幸いなことに,息子も私の跡を継いで,この仕事を続けてくれています。しいたけ栽培も,山も,人も,そのような「思い」を大切に持って,その「思い」を未来につなげていくことが大事だと思います。
図鑑を手に,キノコを調べていた少年時代
幼いころ,「好きなものを買ってあげるから」と言われて,稲のミゴ(穂を脱穀して残った部分)をホウキにする作業を手伝ったことがあります。その時,私は「本を買ってほしい」と頼んだんです。買ってもらったのは,『原色日本菌類図鑑』という,とても子どもが読むようなものではない専門的で難しい本でした。さまざまな種類の菌類が載っている図鑑で,父の作っている原木から雑菌が出ているのを見つけたら,その図鑑と見比べて「これは何ていう菌だろう」「このキノコはどういう種類のものだろう」「あ,カワラタケっていうのか」「これはヒイロタケか」など,誰に言われるでもなく,自然とキノコについて調べていました。好きになると夢中になる性格なのですが,この性格は私の息子にも受け継がれていて,息子もとても研究熱心です。

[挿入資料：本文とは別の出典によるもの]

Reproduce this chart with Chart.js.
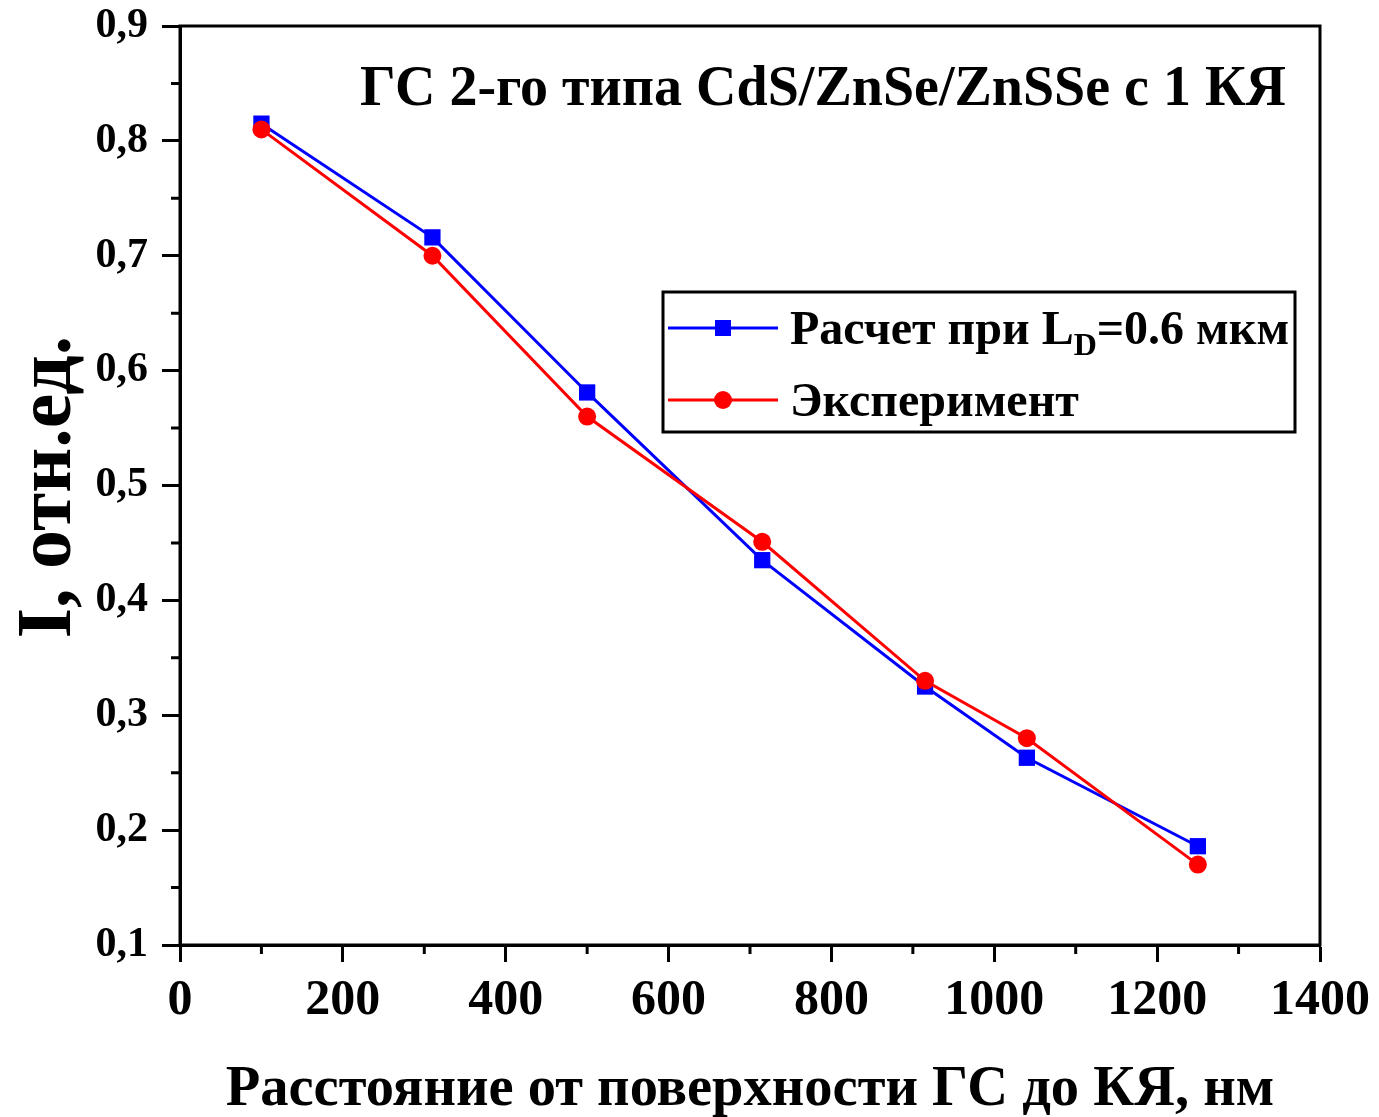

山や自然が大好きなのは,中学生になってからもまったく変わりませんでした。自然の中に,当たり前のように溶けこんでいたのだと思います。山へカブトムシを捕りに行ったり,川へ魚を突きに行ったりするのは大人になってからも続きましたし,今でも山へイノシシを捕りに行くことがあります。ウリボウ(子どものイノシシ)くらいなら素手で捕まえることができますよ。
あとからくる者のために
自分のできること,好きなこと,やりたいことをしっかりやる。与えられた場で,何事も自分のできる限り一生懸命やるということが,一番大事なんじゃないかな。
あとは,そういうふうに一生懸命やることができる場所があるということを,忘れないでほしいですね。私の仕事でいえば,自分たちがしいたけを作り続けることができるのは,山があってのこと。豊かな自然環境があってはじめて,自分たちの生活があり,しいたけを作ることができる。どんなことであっても,自分の置かれている環境に感謝することを忘れてはダメだと思います。そして,自分が一生懸命にやっている姿というのは,きっと誰かが見ていてくれます。
坂村真民さんという詩人の人が書いた『あとからくる者のために』という詩が私は大好きなのですが,自分が活躍できる場で,とにかく一生懸命にやっていれば,それがきっと,その姿を見ていた後進の人たち,つまり「あとからくる者」に影響を与えることになると思います。自然と「思い」がつながっていくのですね。息子が自分の仕事を継いでくれたのも,一生懸命仕事をまっとうして,山への「思い」,自然への「思い」をつなげることができたからだと思います。